DeVere's eight poems in the _Paradise_ create a dramatic break with everything known to have been written at the Elizabethan court at that time...The diversity of Oxford's subjects, including his varied analyses of the lover's state, were practically as unknown to contemporary out-of -court writer as they were to courtiers.

Oxford's birth and social standing at court in the 1570's made him a model of aristocratic behaviour. He was, for instance, accused of introducing Italian gloves and other such fripperies at court; his example would have lent respectability even to so trivial a pursuit as the writing of love poetry. Thus, while it is possible that Dyer was writing poetry as early as the 1560's, his earliest datable verse, the complaint sung to the queen at Woodstock in 1575, may itself have been inspired by Oxford's work in the same vein.

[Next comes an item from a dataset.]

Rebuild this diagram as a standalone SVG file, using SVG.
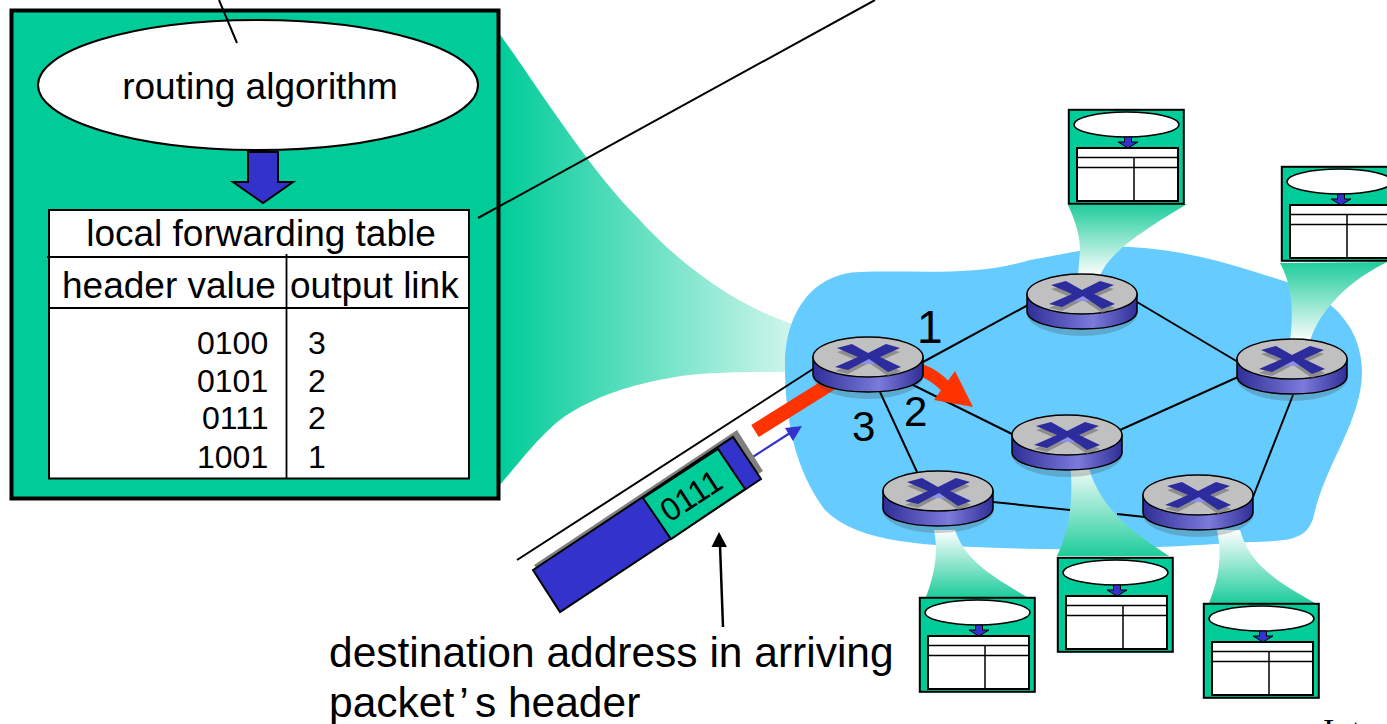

Dyer's first six poems in Part II are the ones he is most likely to have composed before his association with Philip Sidney. ...Yet even if all six (of Dyer's poems) were written by 1575, Oxford would still emerge as the chief innovator due to the range of his subject matter and the variety of its execution. ...By contrast, Dyer was a specialist...Dyer's output represents a great departure from courtier verse of the 1560's, and several of his poems were more widely circulated and imitated than any of Oxford's; still, the latter's experimentation provided a much broader foundation for the development of lyric poetry at court. (pp. 52-54)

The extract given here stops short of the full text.